EXERCISE: Retype each line of the listing below, from the first through the one holding "from math import pi", with no other lines.

DATA EXTRACT:
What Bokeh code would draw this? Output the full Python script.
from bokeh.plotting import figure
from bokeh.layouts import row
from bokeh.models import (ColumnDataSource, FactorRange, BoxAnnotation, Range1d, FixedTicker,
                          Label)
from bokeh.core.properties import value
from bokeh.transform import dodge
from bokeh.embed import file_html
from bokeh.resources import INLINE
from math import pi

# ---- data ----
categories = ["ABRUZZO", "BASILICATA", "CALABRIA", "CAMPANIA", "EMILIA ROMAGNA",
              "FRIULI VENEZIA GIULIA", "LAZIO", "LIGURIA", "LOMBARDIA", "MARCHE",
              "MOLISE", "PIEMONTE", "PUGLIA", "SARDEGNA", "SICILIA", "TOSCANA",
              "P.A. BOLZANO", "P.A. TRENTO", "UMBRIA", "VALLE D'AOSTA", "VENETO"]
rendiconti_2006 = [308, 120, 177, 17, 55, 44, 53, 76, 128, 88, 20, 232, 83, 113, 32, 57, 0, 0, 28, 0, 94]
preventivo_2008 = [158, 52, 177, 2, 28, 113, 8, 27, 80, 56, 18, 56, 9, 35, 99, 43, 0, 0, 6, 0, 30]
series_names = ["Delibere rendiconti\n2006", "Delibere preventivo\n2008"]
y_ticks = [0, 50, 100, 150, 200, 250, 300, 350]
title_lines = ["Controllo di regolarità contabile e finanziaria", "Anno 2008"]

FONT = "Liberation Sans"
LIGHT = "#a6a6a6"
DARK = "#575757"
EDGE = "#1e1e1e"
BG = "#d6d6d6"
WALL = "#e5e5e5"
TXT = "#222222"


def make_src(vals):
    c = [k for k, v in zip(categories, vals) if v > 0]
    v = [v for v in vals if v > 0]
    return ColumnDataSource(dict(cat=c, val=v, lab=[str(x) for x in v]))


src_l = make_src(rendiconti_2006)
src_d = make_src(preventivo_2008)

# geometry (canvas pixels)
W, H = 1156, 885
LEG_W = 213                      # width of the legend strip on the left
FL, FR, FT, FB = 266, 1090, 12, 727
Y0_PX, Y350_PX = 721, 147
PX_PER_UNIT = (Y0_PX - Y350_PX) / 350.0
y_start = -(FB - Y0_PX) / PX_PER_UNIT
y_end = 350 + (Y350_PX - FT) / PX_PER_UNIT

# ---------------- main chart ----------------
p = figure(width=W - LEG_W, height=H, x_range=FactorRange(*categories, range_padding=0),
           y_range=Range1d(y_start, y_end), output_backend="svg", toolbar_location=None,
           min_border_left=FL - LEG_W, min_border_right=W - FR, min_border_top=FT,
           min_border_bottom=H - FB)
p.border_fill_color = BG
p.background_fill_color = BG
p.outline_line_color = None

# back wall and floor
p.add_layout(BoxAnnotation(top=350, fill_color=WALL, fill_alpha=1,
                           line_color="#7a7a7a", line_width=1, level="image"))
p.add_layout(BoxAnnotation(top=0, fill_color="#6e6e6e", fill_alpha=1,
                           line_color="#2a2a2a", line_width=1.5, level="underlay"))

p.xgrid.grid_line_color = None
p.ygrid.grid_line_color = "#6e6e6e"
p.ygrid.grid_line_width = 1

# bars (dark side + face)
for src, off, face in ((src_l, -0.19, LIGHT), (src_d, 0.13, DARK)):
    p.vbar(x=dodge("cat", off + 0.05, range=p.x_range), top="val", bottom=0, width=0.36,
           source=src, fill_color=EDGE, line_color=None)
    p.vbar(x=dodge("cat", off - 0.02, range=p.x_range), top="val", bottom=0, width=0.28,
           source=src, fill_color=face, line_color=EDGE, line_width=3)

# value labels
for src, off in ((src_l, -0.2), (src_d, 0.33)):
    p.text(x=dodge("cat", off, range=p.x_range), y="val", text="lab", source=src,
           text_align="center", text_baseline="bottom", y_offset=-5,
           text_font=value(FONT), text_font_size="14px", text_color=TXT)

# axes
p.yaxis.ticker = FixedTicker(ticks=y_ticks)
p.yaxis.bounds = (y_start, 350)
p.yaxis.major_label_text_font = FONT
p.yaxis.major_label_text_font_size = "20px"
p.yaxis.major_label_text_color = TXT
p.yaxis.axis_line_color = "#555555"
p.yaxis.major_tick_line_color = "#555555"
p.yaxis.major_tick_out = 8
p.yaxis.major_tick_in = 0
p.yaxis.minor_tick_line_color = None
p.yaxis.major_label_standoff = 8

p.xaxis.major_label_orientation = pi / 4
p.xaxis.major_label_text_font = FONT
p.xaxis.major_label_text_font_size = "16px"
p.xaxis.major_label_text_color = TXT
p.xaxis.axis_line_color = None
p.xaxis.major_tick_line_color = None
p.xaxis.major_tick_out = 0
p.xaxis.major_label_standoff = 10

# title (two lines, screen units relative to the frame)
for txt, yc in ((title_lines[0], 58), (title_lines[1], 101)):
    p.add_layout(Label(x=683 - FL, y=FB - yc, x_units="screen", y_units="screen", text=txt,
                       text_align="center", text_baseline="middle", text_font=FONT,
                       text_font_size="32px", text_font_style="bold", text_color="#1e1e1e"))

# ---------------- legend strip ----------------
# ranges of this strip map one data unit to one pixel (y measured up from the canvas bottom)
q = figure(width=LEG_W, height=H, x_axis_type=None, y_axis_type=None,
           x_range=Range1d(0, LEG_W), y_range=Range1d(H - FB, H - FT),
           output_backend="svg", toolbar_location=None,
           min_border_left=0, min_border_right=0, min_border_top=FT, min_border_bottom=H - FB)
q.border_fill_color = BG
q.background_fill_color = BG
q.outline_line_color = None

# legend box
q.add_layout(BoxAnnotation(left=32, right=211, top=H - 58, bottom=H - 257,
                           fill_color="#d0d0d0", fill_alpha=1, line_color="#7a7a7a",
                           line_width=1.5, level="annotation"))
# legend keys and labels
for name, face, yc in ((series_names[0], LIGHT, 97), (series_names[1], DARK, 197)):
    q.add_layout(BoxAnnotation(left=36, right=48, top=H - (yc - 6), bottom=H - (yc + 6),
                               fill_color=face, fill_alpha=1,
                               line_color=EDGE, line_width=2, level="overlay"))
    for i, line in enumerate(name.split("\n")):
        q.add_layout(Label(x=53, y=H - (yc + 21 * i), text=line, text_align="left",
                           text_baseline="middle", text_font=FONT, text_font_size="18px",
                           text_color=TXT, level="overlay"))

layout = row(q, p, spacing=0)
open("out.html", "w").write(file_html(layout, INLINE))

OUTPUT:
What Bokeh code would draw this? Output the full Python script.
from bokeh.plotting import figure
from bokeh.layouts import row
from bokeh.models import (ColumnDataSource, FactorRange, BoxAnnotation, Range1d, FixedTicker,
                          Label)
from bokeh.core.properties import value
from bokeh.transform import dodge
from bokeh.embed import file_html
from bokeh.resources import INLINE
from math import pi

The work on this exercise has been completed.